Before other states join this rush to the bottom, let’s hope they take a careful look at the economic evidence, which shows that Wisconsin has been lagging the national recovery.  It also shows that the states that cut taxes the most in the 1990s grew more slowly over the next economic cycle than the rest of the U.S. 

Lawmakers across the country who are interested in growing jobs and making their states economically competitive need to put aside their preconceived notions about the effects of tax cuts and understand that they are doing more harm than good when they enact the sorts of cuts that the North Carolina legislature has now approved in education, health care and other services that are critical to a state’s future economic prosperity. 

Jon Peacock and Tamarine Cornelius 

July 19 UPDATE:  Shortly after we wrote this blog post, the June job numbers were released by BLS.  Although those were very encouraging, that promising news was undercut the next day by a Dept. of Revenue Economic Outlook report  that forecasts Wisconsin will add just 31,000  private sector jobs during 2013.  In addition, the report projects that growth from 2010 to 2014 will be just 137,000, which would be 45% short of the 250,000 that Walker promised when he ran for Governor.  

One Response to “Should States Engage in a Race to the Bottom on Taxes and Spending?”

  1. Kevin says:

    Love the blog.

    Question for you about this entry.

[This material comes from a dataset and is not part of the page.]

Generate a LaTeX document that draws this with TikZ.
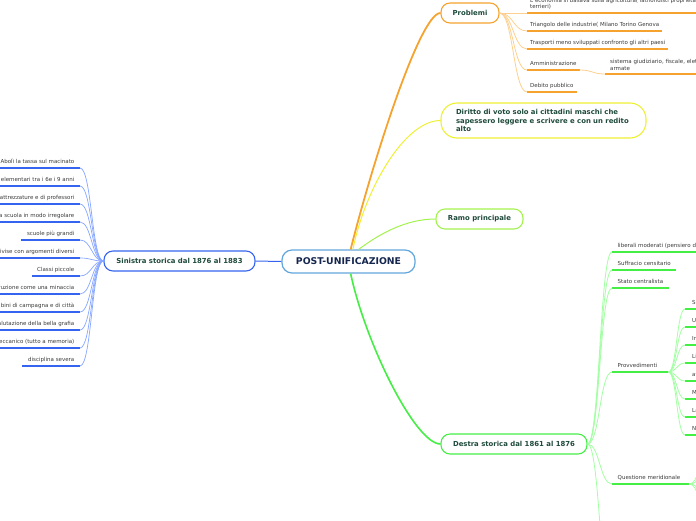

What’s the historic “total spend” %age increase on Wisconsin budgets over the past 10-20 years? If I recall, the last 3 have spent $66b, $68b, $70b. With inflation running low, it would appear that Wisconsin hasn’t been cutting spending much at all (just the growth), instead changing priorities (lower spending on education, replaced with higher on health care, etc.)

    Right? What were the %age increases like under Doyle? Curious.